1951 it ain’t, for now

Some have compared the Port of Auckland dispute to the 1890 waterfront dispute, 1913 general strike, and 1951 lockout. They want Labour and the Greens to get involved. Actually, this is no 1951 redux. The POA fight is just about one company trying to undercut another. The net effect on New Zealand is zero. The last thing the workers need is Labour creating an excuse for National to attack them.

Yes, this is a labour dispute on the wharfs, too, but that’s where the similarities with the past great stoushes end at the moment. The first obvious difference is scale: 1913 and 1951 involved tens of thousands of workers on the wharves and in related industries – they effectively shut down New Zealand as a trading nation for weeks and months. No such thing has happened or will happen in the current dispute. Only 300 workers in one port are involved at present and there have been a few hours delays for a handful of ships on the 5 days of striking. Those disputes were about workers trying to win fundamental gains: the right to form unions, the right to paid breaks, the right to a fair pay increase. They were about the fundamental balance of power between capital and labour. There is no ‘national interest’ in POA getting what it demands. This dispute is about a business trying to cuts its wage bill so that it can undercut a competitor.

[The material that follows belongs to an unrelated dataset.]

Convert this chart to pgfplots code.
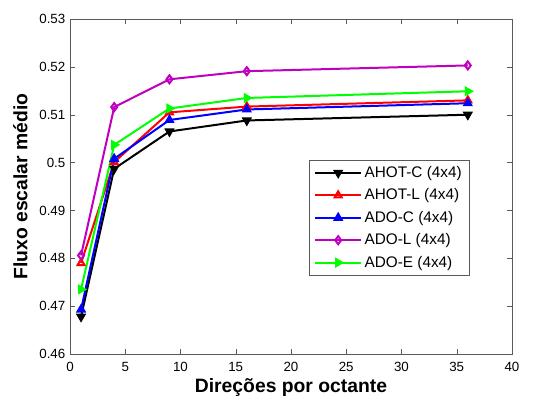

And that’s why, for now, Labour and the Greens are smart to stay out of this, and why the union wants them to stay out. The parties wouldn’t do any favours to the workers if they turned what is essentially a story of a greedy company and workers just wanting to keep what they’ve got into a national political issue.

That would end up hurting the workers’ interests and probably the parties too – it would justify National going nuclear on work rights; tying the wharfies to Labour would justify National attacking them (hence Farrar and Slater’s desperate attempts to link them). And, frankly, do you back Labour’s PR team to do more good than harm to the wharfies’ cause? I don’t. For the same reason, the Occupy movement should stay clear of the wharfs for now. As much as you might agree with their principals, their public image would hurt the wharfies by association.

[this is where Chris Trotter always falls down. He likes to concoct grand scenarios but never understands how they would actually play out in the real world]

That will change if  National tries to use the port dispute as an excuse to attack workers’ legal rights and wages. That would be a political fight that Labour and the Greens, along with the labour movement more generally, would need to be in. That would be part of National’s broad-based attack on anyone who dares to join a union or ask for a fair deal at work. It would be a fight the Left could win.

But you can see the difference in the politics of National taking this issue up to the national political level and Labour and the Greens doing it: National siding with out of touch corporate elite in smashing a group of workers who are doing nothing worse than trying to keep their livelihoods, or National taking on a group allied to its opponents that is trying to hold the country to ransom.

National probably is planning to leverage this dispute into some kind of attack on work rights and a fundamental capital vs labour fight may development but the best way for Labour and the Greens to prepare for that is to stay clear of it for now. They need to have their strategy ready for when the time comes but, in the meantime, the focus should remain on winning the fight as it is: 300 working people who are just trying to make ends meet and an incompetent and greedy management that wants to slash wages.

Win or lose, if the workers can undertake this skirmish without overt support from the parties then a full-scale assault on workers’ rights will be much less politically viable for National, and the skirmish is more likely to be won without the parties getting directly involved.